Sometimes the end is the best beginning. And, by the end of my first repayment day, a group of four women marched past me, through the hallway and onto the red dirt path outside the house where they had just completed their repayments. As they passed, some were shaking their heads, others were raising their voices in frustration, but they were all unified by their goal – to make a visit on a member of their group who was absent from the repayment meeting and failed to make another repayment again. The rest of the group covered her payment for her. Now it was time to collect.

When I first learned about microfinance, I like so many before me had read about the Grameen Bank and group loans. For me, the concept of converting something as instinctive as peer pressure into social collateral was brilliant in its simplicity. But, I wanted to see it first hand. Well, thanks to Kiva and Sinapi Aba Trust I got my first chance this past week.

As I entered the courtyard with the loan officer, there were several groups huddled in different corners. Within each group, a leader was busy collecting payments from members. The loan officer was seated in a corner in front of a simple desk. On the desk was a stapler, a notebook , an office calculator and some space to collect large wads of cash and piles of coins. As the payment officer called the groups up, they assembled around him and he started his counting.

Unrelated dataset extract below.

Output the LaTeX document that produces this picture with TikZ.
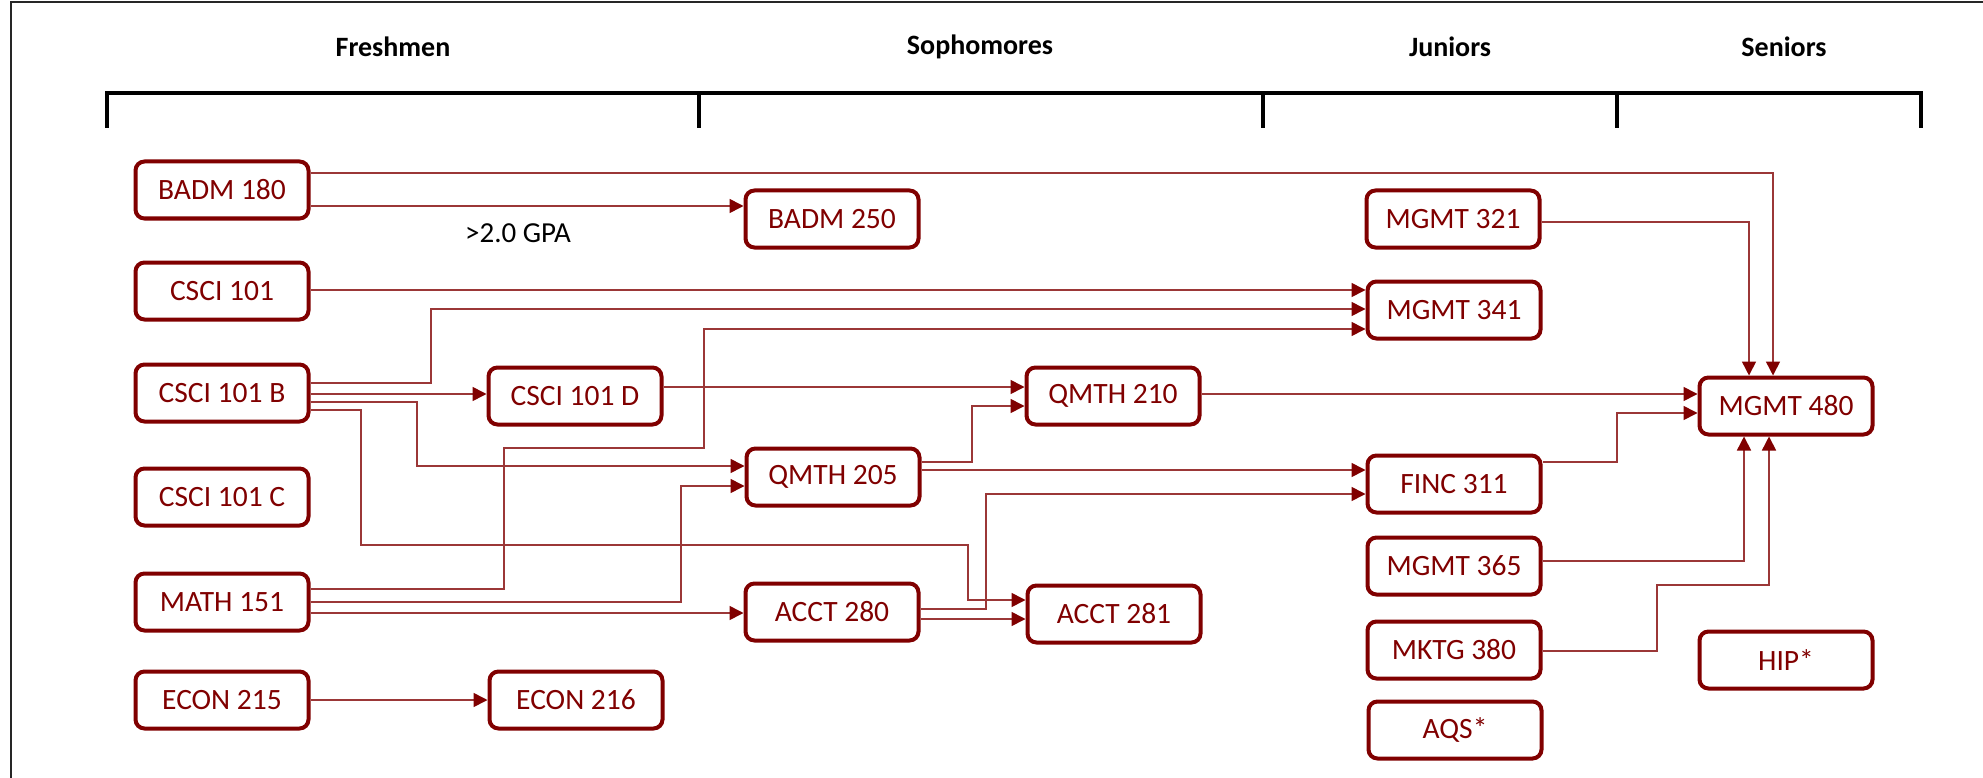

For most of the groups, this process went smooth. But, there were exceptions. There was a woman who was claiming she didn’t have enough to make this week’s repayment. She opened her purse and paid all she could. The loan officer looked at her with disappointment. The other members in her group – particularly an elderly member – said to her, “you should pay to avoid disgrace.” After some silence and some pleading, she reached into various pockets and like a magician pulling a rabbit out of a hat, soon found enough bills and change.

In another case, a member said she couldn’t pay this week as she was waiting for some customers to pay her. She pled her case, but as the members paid for her, she slowly moved to the outside of the group. She sat in a chair - her arms crossed, her eyes staring at the floor. I didn’t get a complete translation, but I sensed and felt her dejection.

But, nothing compared to those women who rallied their group and marched passed me with such determination. I could not stay around to find out if they convinced the defaulting member to pay. I can only say I wouldn’t have wanted to be in her shoes as the battalion marched towards me.